## TASK TO CARRY OUT
Pictures are not part of the copy. Retype the lines from the first one through the line that contains "const percentTicks = [0, 20, 40, 60, 80, 100];".
========================================================================
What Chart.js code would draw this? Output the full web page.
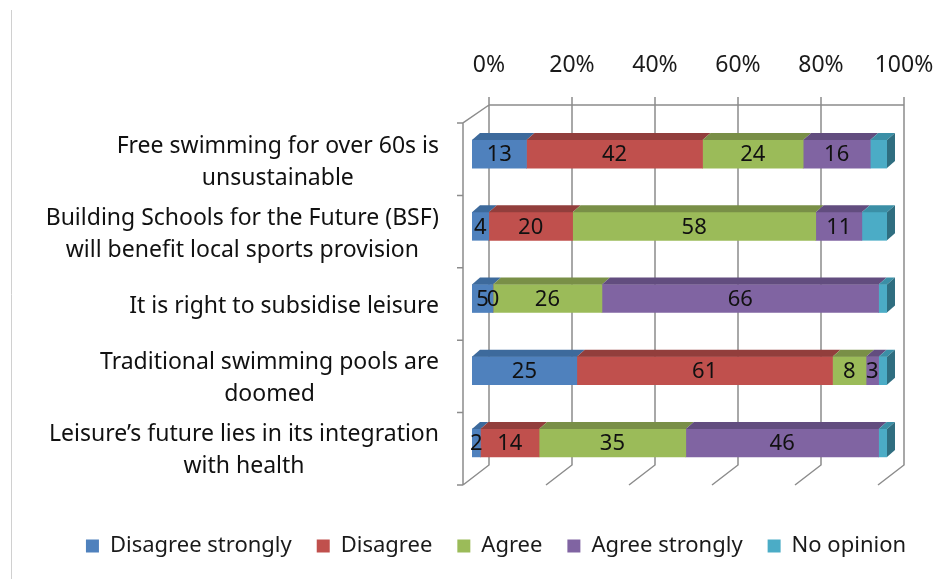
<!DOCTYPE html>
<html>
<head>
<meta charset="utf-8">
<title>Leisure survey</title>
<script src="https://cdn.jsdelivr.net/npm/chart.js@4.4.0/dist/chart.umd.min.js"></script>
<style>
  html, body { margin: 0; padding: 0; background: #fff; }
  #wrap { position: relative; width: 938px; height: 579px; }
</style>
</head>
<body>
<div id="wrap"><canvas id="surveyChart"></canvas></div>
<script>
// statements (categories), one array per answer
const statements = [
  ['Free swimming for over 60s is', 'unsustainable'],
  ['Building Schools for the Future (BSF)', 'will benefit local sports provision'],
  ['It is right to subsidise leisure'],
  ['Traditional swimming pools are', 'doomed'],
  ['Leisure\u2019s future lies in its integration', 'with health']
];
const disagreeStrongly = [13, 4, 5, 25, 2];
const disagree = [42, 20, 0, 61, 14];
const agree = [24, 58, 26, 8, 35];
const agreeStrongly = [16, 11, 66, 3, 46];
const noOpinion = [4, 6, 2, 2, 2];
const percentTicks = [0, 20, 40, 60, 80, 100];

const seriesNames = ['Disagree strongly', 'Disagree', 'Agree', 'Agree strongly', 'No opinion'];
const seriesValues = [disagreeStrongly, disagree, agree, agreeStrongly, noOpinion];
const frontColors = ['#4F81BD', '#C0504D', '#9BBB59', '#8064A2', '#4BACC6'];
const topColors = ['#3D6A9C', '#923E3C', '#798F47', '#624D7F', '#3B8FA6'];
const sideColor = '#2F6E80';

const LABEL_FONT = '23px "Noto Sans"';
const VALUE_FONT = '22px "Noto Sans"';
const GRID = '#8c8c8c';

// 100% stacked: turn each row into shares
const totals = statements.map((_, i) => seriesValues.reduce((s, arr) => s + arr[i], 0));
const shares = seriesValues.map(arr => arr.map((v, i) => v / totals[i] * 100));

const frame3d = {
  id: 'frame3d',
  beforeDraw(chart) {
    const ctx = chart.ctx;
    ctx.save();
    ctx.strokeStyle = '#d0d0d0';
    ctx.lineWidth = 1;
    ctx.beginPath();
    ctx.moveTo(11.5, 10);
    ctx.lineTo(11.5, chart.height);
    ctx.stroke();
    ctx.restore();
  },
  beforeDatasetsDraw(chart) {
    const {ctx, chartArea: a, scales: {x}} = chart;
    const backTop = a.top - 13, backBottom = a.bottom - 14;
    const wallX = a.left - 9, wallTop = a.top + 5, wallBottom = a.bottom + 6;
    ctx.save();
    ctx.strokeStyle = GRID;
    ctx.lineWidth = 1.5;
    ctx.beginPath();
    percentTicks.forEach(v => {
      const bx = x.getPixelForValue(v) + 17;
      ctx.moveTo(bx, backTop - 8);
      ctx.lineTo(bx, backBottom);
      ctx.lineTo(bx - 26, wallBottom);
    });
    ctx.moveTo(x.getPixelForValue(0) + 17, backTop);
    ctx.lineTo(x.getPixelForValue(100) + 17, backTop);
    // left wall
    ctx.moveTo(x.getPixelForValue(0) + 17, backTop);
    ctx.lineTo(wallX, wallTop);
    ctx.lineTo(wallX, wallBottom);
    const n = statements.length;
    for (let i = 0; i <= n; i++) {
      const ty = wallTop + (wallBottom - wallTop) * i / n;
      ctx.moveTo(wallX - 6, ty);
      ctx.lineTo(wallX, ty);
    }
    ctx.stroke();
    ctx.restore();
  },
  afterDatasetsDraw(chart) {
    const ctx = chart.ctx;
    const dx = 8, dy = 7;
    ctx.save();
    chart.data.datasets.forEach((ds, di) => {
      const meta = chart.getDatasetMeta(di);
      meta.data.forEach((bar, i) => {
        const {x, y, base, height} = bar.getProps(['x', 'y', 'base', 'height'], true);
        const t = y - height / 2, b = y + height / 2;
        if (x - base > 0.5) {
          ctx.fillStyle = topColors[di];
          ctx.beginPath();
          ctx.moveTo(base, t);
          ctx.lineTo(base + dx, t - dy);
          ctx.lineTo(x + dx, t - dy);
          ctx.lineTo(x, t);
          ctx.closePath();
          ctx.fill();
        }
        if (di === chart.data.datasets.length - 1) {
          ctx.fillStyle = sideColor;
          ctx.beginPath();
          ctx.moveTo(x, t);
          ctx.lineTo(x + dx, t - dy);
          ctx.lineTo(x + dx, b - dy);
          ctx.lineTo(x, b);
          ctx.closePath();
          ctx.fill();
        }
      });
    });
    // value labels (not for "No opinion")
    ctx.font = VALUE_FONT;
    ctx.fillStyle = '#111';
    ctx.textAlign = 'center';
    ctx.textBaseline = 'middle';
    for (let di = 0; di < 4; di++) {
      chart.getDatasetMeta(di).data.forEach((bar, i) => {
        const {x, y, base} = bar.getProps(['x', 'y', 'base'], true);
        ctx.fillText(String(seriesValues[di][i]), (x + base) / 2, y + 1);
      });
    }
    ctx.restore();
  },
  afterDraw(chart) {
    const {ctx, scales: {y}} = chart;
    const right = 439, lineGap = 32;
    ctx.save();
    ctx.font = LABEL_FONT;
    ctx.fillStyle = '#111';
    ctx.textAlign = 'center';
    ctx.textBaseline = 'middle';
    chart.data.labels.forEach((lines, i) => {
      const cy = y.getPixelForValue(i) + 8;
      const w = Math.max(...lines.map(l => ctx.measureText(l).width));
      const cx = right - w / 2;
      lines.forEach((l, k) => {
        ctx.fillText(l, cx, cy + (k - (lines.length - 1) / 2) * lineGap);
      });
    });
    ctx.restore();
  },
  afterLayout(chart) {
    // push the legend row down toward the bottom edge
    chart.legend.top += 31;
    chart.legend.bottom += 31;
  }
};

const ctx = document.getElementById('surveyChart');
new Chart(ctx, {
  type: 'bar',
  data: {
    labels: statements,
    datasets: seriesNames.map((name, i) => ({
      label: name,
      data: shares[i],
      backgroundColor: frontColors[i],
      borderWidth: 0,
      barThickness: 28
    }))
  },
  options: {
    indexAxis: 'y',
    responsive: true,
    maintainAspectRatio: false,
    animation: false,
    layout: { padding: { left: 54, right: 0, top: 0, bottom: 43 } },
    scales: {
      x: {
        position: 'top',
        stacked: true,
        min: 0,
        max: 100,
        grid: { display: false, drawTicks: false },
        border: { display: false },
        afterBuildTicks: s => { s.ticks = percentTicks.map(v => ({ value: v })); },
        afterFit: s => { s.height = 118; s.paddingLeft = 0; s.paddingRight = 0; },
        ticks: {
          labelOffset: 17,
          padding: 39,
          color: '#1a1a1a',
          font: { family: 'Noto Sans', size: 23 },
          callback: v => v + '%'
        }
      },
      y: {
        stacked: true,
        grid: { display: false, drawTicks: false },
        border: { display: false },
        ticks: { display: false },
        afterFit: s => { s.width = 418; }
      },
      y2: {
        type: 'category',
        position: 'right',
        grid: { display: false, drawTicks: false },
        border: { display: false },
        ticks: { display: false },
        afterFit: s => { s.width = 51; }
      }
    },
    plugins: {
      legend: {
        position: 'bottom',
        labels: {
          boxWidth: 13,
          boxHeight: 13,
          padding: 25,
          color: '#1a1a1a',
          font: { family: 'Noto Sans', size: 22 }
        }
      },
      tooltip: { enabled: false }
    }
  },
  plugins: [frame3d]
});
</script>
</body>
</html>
========================================================================
## ANSWER FOR THIS EXERCISE
What Chart.js code would draw this? Output the full web page.
<!DOCTYPE html>
<html>
<head>
<meta charset="utf-8">
<title>Leisure survey</title>
<script src="https://cdn.jsdelivr.net/npm/chart.js@4.4.0/dist/chart.umd.min.js"></script>
<style>
  html, body { margin: 0; padding: 0; background: #fff; }
  #wrap { position: relative; width: 938px; height: 579px; }
</style>
</head>
<body>
<div id="wrap"><canvas id="surveyChart"></canvas></div>
<script>
// statements (categories), one array per answer
const statements = [
  ['Free swimming for over 60s is', 'unsustainable'],
  ['Building Schools for the Future (BSF)', 'will benefit local sports provision'],
  ['It is right to subsidise leisure'],
  ['Traditional swimming pools are', 'doomed'],
  ['Leisure\u2019s future lies in its integration', 'with health']
];
const disagreeStrongly = [13, 4, 5, 25, 2];
const disagree = [42, 20, 0, 61, 14];
const agree = [24, 58, 26, 8, 35];
const agreeStrongly = [16, 11, 66, 3, 46];
const noOpinion = [4, 6, 2, 2, 2];
const percentTicks = [0, 20, 40, 60, 80, 100];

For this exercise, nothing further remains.